Task statement: Transcribe everything in the data word for word. Pictures are left out.

Information shown:

☆ ☆ ☆

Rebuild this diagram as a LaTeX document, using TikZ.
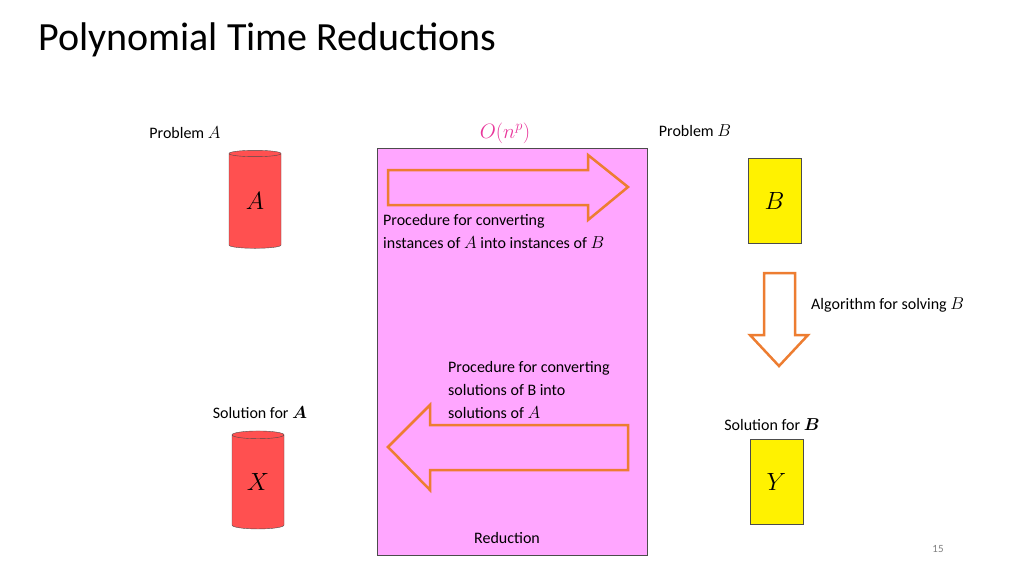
\documentclass[tikz,border=0pt]{standalone}
\usepackage{amsmath,amssymb,bm}
\usepackage{fontspec}
\setmainfont{Carlito}
\usetikzlibrary{shapes.geometric}
\definecolor{pinkbg}{HTML}{FFA6FF}
\definecolor{orng}{HTML}{ED7D31}
\definecolor{cylred}{HTML}{FF5050}
\definecolor{mag}{HTML}{E8359A}
\tikzset{
 txt/.style={font=\fontsize{16}{23}\selectfont, inner sep=0pt},
 cyl/.style={cylinder, shape border rotate=90, aspect=0.35, draw=black!70, fill=cylred, minimum width=52pt, minimum height=98pt, font=\fontsize{36}{36}\selectfont, inner sep=0pt},
 ybox/.style={draw=black!70, fill=yellow, minimum width=53pt, minimum height=85pt, font=\fontsize{34}{34}\selectfont, inner sep=0pt},
 arr/.style={draw=orng, line width=2.5pt, line join=miter}
}
\begin{document}
\begin{tikzpicture}[x=1pt,y=-1pt]
\useasboundingbox (0,0) rectangle (1024,576);
\node[anchor=west, inner sep=0pt, font=\fontsize{40}{40}\selectfont] (title) at (38,40) {Polynomial Time Reductions};
\node[draw=black!70, fill=pinkbg, minimum width=270pt, minimum height=407pt, anchor=north west, inner sep=0pt] (red) at (377,148) {};
\draw[arr, fill=pinkbg] (388,170) -- (588,170) -- (588,155) -- (628,187) -- (588,220) -- (588,205) -- (388,205) -- cycle;
\draw[arr, fill=pinkbg] (628,425) -- (430,425) -- (430,405) -- (388,447) -- (430,490) -- (430,470) -- (628,470) -- cycle;
\draw[arr, fill=white] (764,273) -- (795,273) -- (795,335) -- (808,335) -- (779,366) -- (750,335) -- (764,335) -- cycle;
\node[cyl] (A) at (255,201) {$A$};
\node[cyl] (X) at (258,482) {$X$};
\node[ybox] (B) at (774.5,200.5) {$B$};
\node[ybox] (Y) at (776.5,482) {$Y$};
\node[txt] (pa) at (185,133) {Problem $A$};
\node[txt, text=mag, font=\fontsize{20}{20}\selectfont] (onp) at (505,133) {$O(n^p)$};
\node[txt] (pb) at (695,131) {Problem $B$};
\node[txt, anchor=north west, align=left] (p1) at (383,214) {Procedure for converting\\instances of $A$ into instances of $B$};
\node[txt, anchor=west] (alg) at (811,305) {Algorithm for solving $B$};
\node[txt, anchor=north west, align=left] (p2) at (448,361) {Procedure for converting\\solutions of B into\\solutions of $A$};
\node[txt] (sa) at (260,413) {Solution for $\bm{A}$};
\node[txt] (sb) at (772,425) {Solution for $\bm{B}$};
\node[txt] (rd) at (507,538) {Reduction};
\node[txt, text=black!50, font=\fontsize{11}{11}\selectfont] (pg) at (938,549) {15};
\end{tikzpicture}
\end{document}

☆ ☆ ☆

Complete output:
Rebuild this diagram as a LaTeX document, using TikZ.
\documentclass[tikz,border=0pt]{standalone}
\usepackage{amsmath,amssymb,bm}
\usepackage{fontspec}
\setmainfont{Carlito}
\usetikzlibrary{shapes.geometric}
\definecolor{pinkbg}{HTML}{FFA6FF}
\definecolor{orng}{HTML}{ED7D31}
\definecolor{cylred}{HTML}{FF5050}
\definecolor{mag}{HTML}{E8359A}
\tikzset{
 txt/.style={font=\fontsize{16}{23}\selectfont, inner sep=0pt},
 cyl/.style={cylinder, shape border rotate=90, aspect=0.35, draw=black!70, fill=cylred, minimum width=52pt, minimum height=98pt, font=\fontsize{36}{36}\selectfont, inner sep=0pt},
 ybox/.style={draw=black!70, fill=yellow, minimum width=53pt, minimum height=85pt, font=\fontsize{34}{34}\selectfont, inner sep=0pt},
 arr/.style={draw=orng, line width=2.5pt, line join=miter}
}
\begin{document}
\begin{tikzpicture}[x=1pt,y=-1pt]
\useasboundingbox (0,0) rectangle (1024,576);
\node[anchor=west, inner sep=0pt, font=\fontsize{40}{40}\selectfont] (title) at (38,40) {Polynomial Time Reductions};
\node[draw=black!70, fill=pinkbg, minimum width=270pt, minimum height=407pt, anchor=north west, inner sep=0pt] (red) at (377,148) {};
\draw[arr, fill=pinkbg] (388,170) -- (588,170) -- (588,155) -- (628,187) -- (588,220) -- (588,205) -- (388,205) -- cycle;
\draw[arr, fill=pinkbg] (628,425) -- (430,425) -- (430,405) -- (388,447) -- (430,490) -- (430,470) -- (628,470) -- cycle;
\draw[arr, fill=white] (764,273) -- (795,273) -- (795,335) -- (808,335) -- (779,366) -- (750,335) -- (764,335) -- cycle;
\node[cyl] (A) at (255,201) {$A$};
\node[cyl] (X) at (258,482) {$X$};
\node[ybox] (B) at (774.5,200.5) {$B$};
\node[ybox] (Y) at (776.5,482) {$Y$};
\node[txt] (pa) at (185,133) {Problem $A$};
\node[txt, text=mag, font=\fontsize{20}{20}\selectfont] (onp) at (505,133) {$O(n^p)$};
\node[txt] (pb) at (695,131) {Problem $B$};
\node[txt, anchor=north west, align=left] (p1) at (383,214) {Procedure for converting\\instances of $A$ into instances of $B$};
\node[txt, anchor=west] (alg) at (811,305) {Algorithm for solving $B$};
\node[txt, anchor=north west, align=left] (p2) at (448,361) {Procedure for converting\\solutions of B into\\solutions of $A$};
\node[txt] (sa) at (260,413) {Solution for $\bm{A}$};
\node[txt] (sb) at (772,425) {Solution for $\bm{B}$};
\node[txt] (rd) at (507,538) {Reduction};
\node[txt, text=black!50, font=\fontsize{11}{11}\selectfont] (pg) at (938,549) {15};
\end{tikzpicture}
\end{document}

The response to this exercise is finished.